Understanding emotions in conversations is a complex challenge for artificial intelligence. Imagine trying to figure out if someone is happy, sad, or angry just from their words, the tone of their voice, and their facial expressions, especially when these cues might not all appear at the exact same moment. This is the core problem that researchers Yu Liu, Hanlei Shi, Haoxun Li, Yuqing Sun, Yuxuan Ding, Linlin Gong, Leyuan Qu, and Taihao Li address in their paper, “CENTERING EMOTION HOTSPOTS: MULTIMODAL LOCAL-GLOBAL FUSION AND CROSS-MODAL ALIGNMENT FOR EMOTION RECOGNITION IN CONVERSATIONS”.
Traditional methods for Emotion Recognition in Conversations (ERC) often treat all parts of an utterance equally, using what are called ‘global features.’ This means they look at the overall text, audio, or video for an entire spoken phrase. However, emotions often show up in very short, intense moments – a specific word, a sudden change in pitch, or a fleeting facial expression. These are what the researchers call “emotion hotspots.” The issue is that these hotspots can easily get lost or diluted when mixed with a lot of neutral or less emotional content.
Furthermore, these emotional cues are rarely perfectly synchronized across different ways we communicate. A person might show a subtle facial reaction before they say a key word, or their voice might change after a significant gesture. This ‘asynchrony’ makes it difficult for AI models to align and combine information from text, audio, and video effectively.
A Hotspot-Centric Approach
To tackle these challenges, the researchers propose a new unified model that puts emotion hotspots at its center. Their approach involves three main innovations:
First, they introduce **Hotspot-Gated Fusion (HGF)**. This mechanism is designed to actively detect and give more weight to these localized, high-intensity emotional segments within each modality (text, audio, and video). It then intelligently fuses these hotspots with the broader, ‘global’ context of the utterance. For example, in video, it might focus on motion-sensitive regions; in audio, on prosodic bursts; and in text, on salient spans identified by a language model. This ensures that the most emotionally relevant parts are highlighted and not overshadowed.
Second, to address the problem of asynchrony, they developed a **Mixture-of-Aligners (MoA)**. Instead of trying to force a rigid, uniform alignment between modalities, MoA uses a flexible, ‘routed’ system.

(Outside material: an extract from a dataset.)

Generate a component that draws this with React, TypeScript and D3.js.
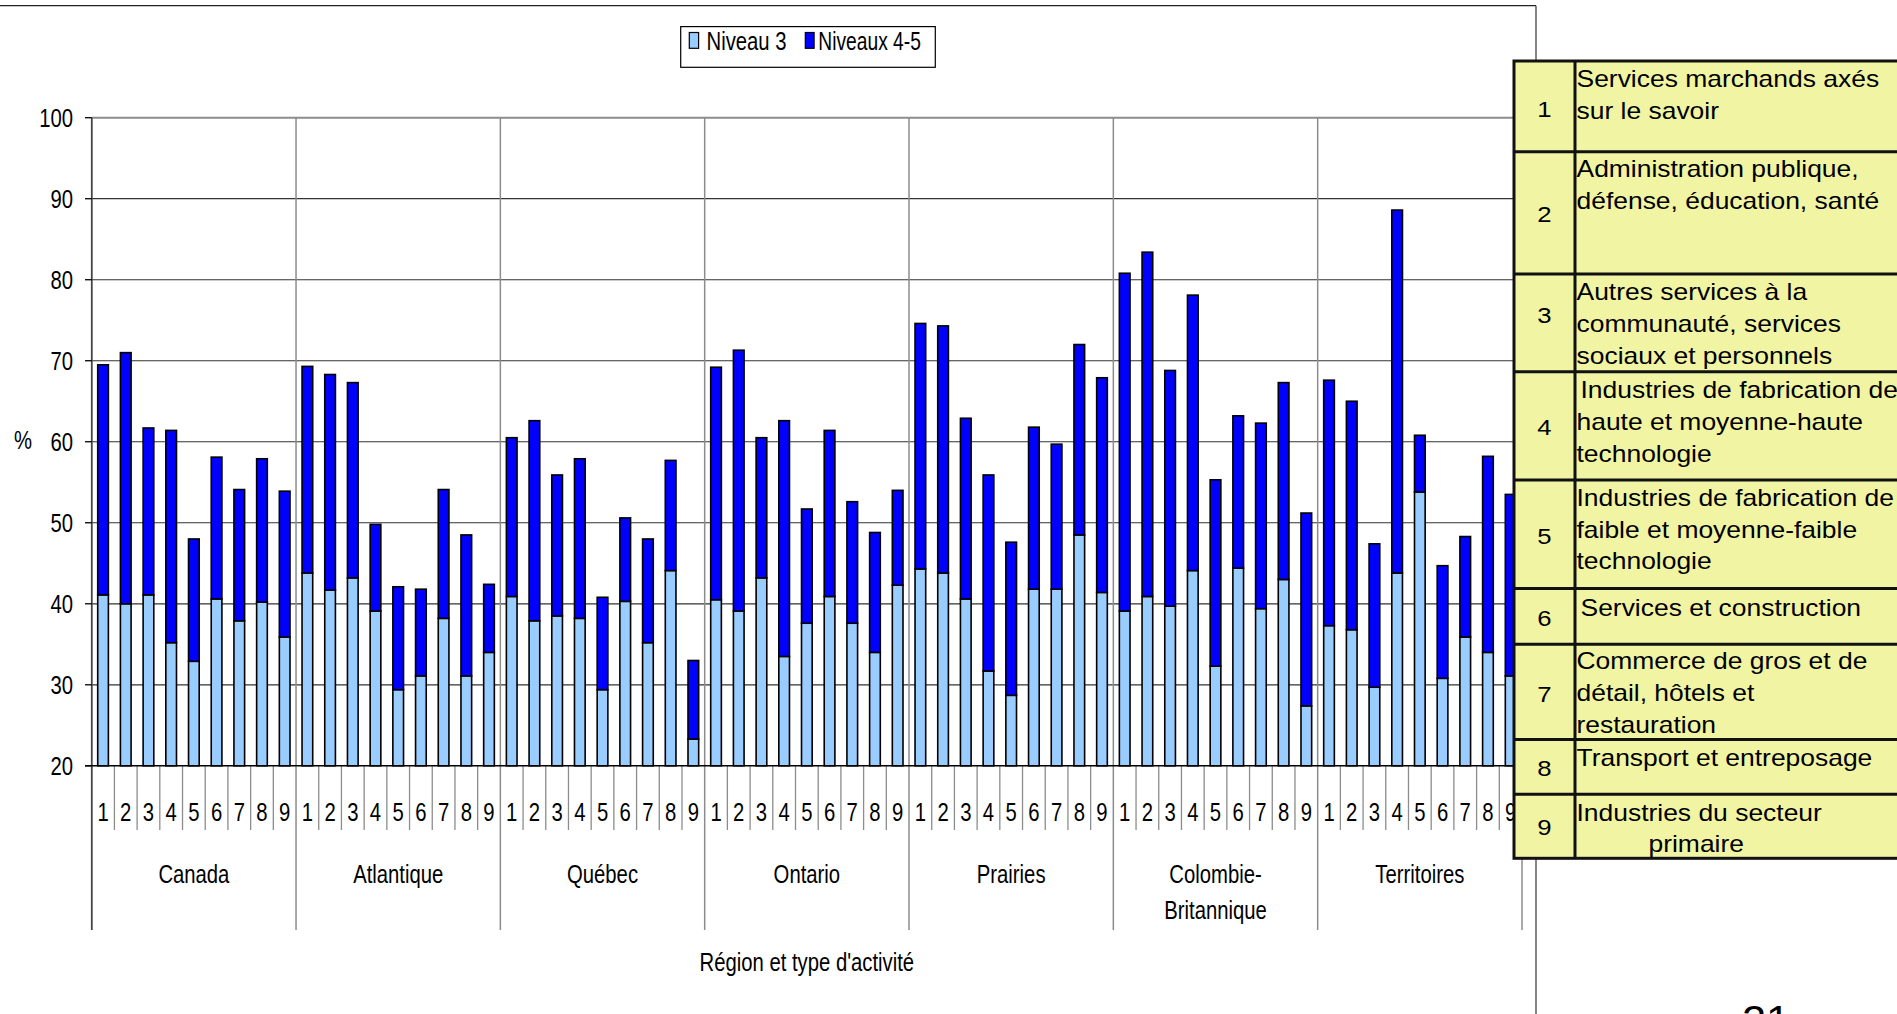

It employs multiple specialized ‘expert’ modules that can selectively choose and combine information from different modalities, even when their emotional cues appear at slightly different times. This helps the model to align information more effectively, especially when emotions are semantically similar but expressed differently, like ‘happy’ versus ‘excited’ or ‘sad’ versus ‘frustrated’.

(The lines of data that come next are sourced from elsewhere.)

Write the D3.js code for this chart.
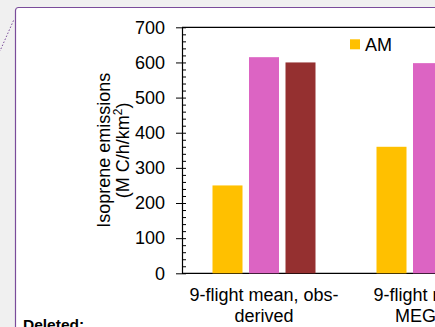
<!DOCTYPE html>
<html>
<head>
<meta charset="utf-8">
<script src="https://cdn.jsdelivr.net/npm/d3@7"></script>
<style>
  html, body { margin: 0; padding: 0; background: #f0f0f0; overflow: hidden; }
  svg { display: block; font-family: "Liberation Sans", Arial, sans-serif; }
</style>
</head>
<body>
<svg id="chart" width="435" height="327"></svg>
<script>
// Isoprene emissions by time of day, two estimates
const categories = ["9-flight mean, obs-derived", "9-flight mean, MEGAN"];
const categoryLines = [["9-flight mean, obs-", "derived"], ["9-flight mean,", "MEGAN"]];
const seriesNames = ["AM", "Midday", "PM"];
const seriesColors = ["#ffc000", "#dc64c3", "#953030"];
const amValues = [250, 360];
const middayValues = [615, 598];
const pmValues = [600, null];
const yTicks = [0, 100, 200, 300, 400, 500, 600, 700];

const seriesValues = [amValues, middayValues, pmValues];

const svg = d3.select("#chart");

// comment balloon frame and its connector
svg.append("rect")
  .attr("x", 15.5).attr("y", 7.5)
  .attr("width", 460).attr("height", 360)
  .attr("rx", 3).attr("ry", 3)
  .attr("fill", "#ffffff")
  .attr("stroke", "#7a4c9a").attr("stroke-width", 1.2);

svg.append("line")
  .attr("x1", 13.5).attr("y1", 20.5)
  .attr("x2", 0).attr("y2", 51)
  .attr("stroke", "#7a4c9a").attr("stroke-width", 1)
  .attr("stroke-dasharray", "1.5,1.8");

svg.append("text")
  .attr("x", 23).attr("y", 330)
  .attr("font-size", 15.5).attr("font-weight", "bold")
  .attr("fill", "#000")
  .text("Deleted:");

// plot geometry
const plotLeft = 182, plotTop = 27.3, plotBottom = 273.3, step = 164;

const y = d3.scaleLinear().domain([0, 700]).range([plotBottom, plotTop]);

const x0 = d3.scaleBand()
  .domain(categories)
  .range([plotLeft, plotLeft + step * categories.length])
  .padding(0);

const x1 = d3.scaleBand()
  .domain(seriesNames)
  .range([0, 103])
  .paddingInner(6.5 / 36.5)
  .paddingOuter(0);

const g = svg.append("g");

// plot frame top and baseline
g.append("line")
  .attr("x1", plotLeft).attr("x2", 520)
  .attr("y1", y(700)).attr("y2", y(700))
  .attr("stroke", "#000").attr("stroke-width", 1.2);
g.append("line")
  .attr("x1", plotLeft).attr("x2", 520)
  .attr("y1", y(0)).attr("y2", y(0))
  .attr("stroke", "#000").attr("stroke-width", 1.2);

// bars
categories.forEach((cat, ci) => {
  const groupStart = x0(cat) + x0.bandwidth() / 2 - 51.5;
  seriesNames.forEach((s, si) => {
    const v = seriesValues[si][ci];
    if (v == null) return;
    g.append("rect")
      .attr("x", groupStart + x1(s))
      .attr("y", y(v))
      .attr("width", x1.bandwidth())
      .attr("height", y(0) - y(v))
      .attr("fill", seriesColors[si]);
  });
});

// minor ticks (inside)
const minor = d3.range(0, 701, 20);
g.append("g")
  .attr("transform", `translate(${plotLeft},0)`)
  .call(d3.axisRight(y).tickValues(minor).tickSize(4).tickFormat(""))
  .call(a => a.select(".domain").remove())
  .call(a => a.selectAll("line").attr("stroke", "#000").attr("stroke-width", 1));

// major ticks and labels
g.append("g")
  .attr("transform", `translate(${plotLeft},0)`)
  .call(d3.axisLeft(y).tickValues(yTicks).tickSizeInner(6).tickSizeOuter(0).tickPadding(11))
  .call(a => a.select(".domain").attr("stroke", "#000").attr("stroke-width", 1.2))
  .call(a => a.selectAll("line").attr("stroke", "#000").attr("stroke-width", 1))
  .call(a => a.selectAll("text")
    .attr("font-size", 18)
    .attr("font-family", "'Liberation Sans', Arial, sans-serif")
    .attr("fill", "#000"));

// category labels
categories.forEach((cat, ci) => {
  const cx = x0(cat) + x0.bandwidth() / 2;
  const t = g.append("text")
    .attr("text-anchor", "middle")
    .attr("font-size", 18)
    .attr("fill", "#000");
  categoryLines[ci].forEach((line, li) => {
    t.append("tspan").attr("x", cx).attr("y", 301 + li * 20.5).text(line);
  });
});

// y axis title
const title = g.append("text")
  .attr("transform", `translate(0,${(plotTop + plotBottom) / 2}) rotate(-90)`)
  .attr("text-anchor", "middle")
  .attr("font-size", 18)
  .attr("fill", "#000");
title.append("tspan").attr("x", 0).attr("y", 110).text("Isoprene emissions");
const l2 = title.append("tspan").attr("x", 0).attr("y", 128.5);
l2.append("tspan").text("(M C/h/km");
l2.append("tspan").attr("font-size", 12).attr("dy", -7).text("2");
l2.append("tspan").attr("dy", 7).text(")");

// legend, laid out horizontally
const legend = g.append("g").attr("transform", "translate(350,39.3)");
seriesNames.forEach((s, i) => {
  const item = legend.append("g").attr("transform", `translate(${i * 110},0)`);
  item.append("rect").attr("width", 10).attr("height", 10).attr("fill", seriesColors[i]);
  item.append("text").attr("x", 15).attr("y", 11.5)
    .attr("font-size", 18).attr("fill", "#000").text(s);
});
</script>
</body>
</html>
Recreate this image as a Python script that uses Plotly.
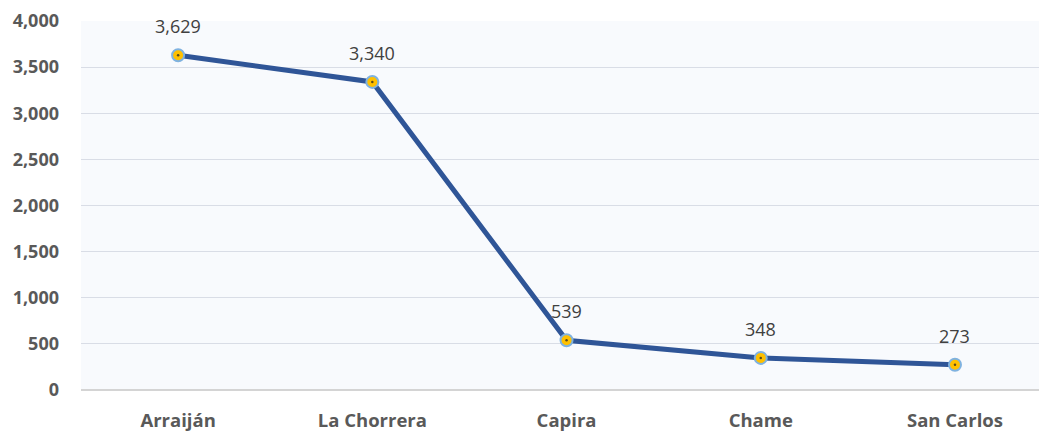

Finally, the model incorporates a **Cross-Modal Graph Pathway**. This component helps to encode the overall structure of the conversation, understanding how different utterances and speakers relate to each other over time. This provides crucial contextual information that complements the hotspot detection and cross-modal alignment.
Putting It All Together
The model works by first using HGF to enhance the individual text, audio, and video representations by focusing on hotspots. Then, these enhanced representations are fed into two parallel pathways: the MoA for flexible cross-modal alignment and the graph pathway for conversational structure. The outputs from both pathways are then combined to make a final prediction about the emotion of each utterance.
Impressive Results
The researchers tested their model on standard ERC benchmarks, including the IEMOCAP and CMU-MOSEI datasets. The results showed consistent and significant improvements over existing state-of-the-art methods. Notably, the model achieved leading scores on various emotion categories, with substantial gains in recognizing noise-prone emotions like ‘Neutral’ and ‘Excited’. The ablation studies, where components of the model were removed to see their individual impact, confirmed that both HGF and MoA were critical contributors to these performance improvements.
Also Read:
- Robust Emotion Recognition in Speech: Disentangling Features and Aligning Embeddings
- Decoding Robot Mistakes: How Human Reactions Can Guide AI
A New Perspective for AI
This research offers a fresh perspective on multimodal learning, particularly for emotion recognition. By centering the modeling effort on “emotion hotspots” and developing sophisticated mechanisms like Hotspot-Gated Fusion and Mixture-of-Aligners to handle their asynchronous nature, the model provides a more robust and accurate way for AI to understand human emotions in dynamic conversations. This hotspot-centric view could inform future advancements in how AI processes and interprets complex human interactions across different forms of communication.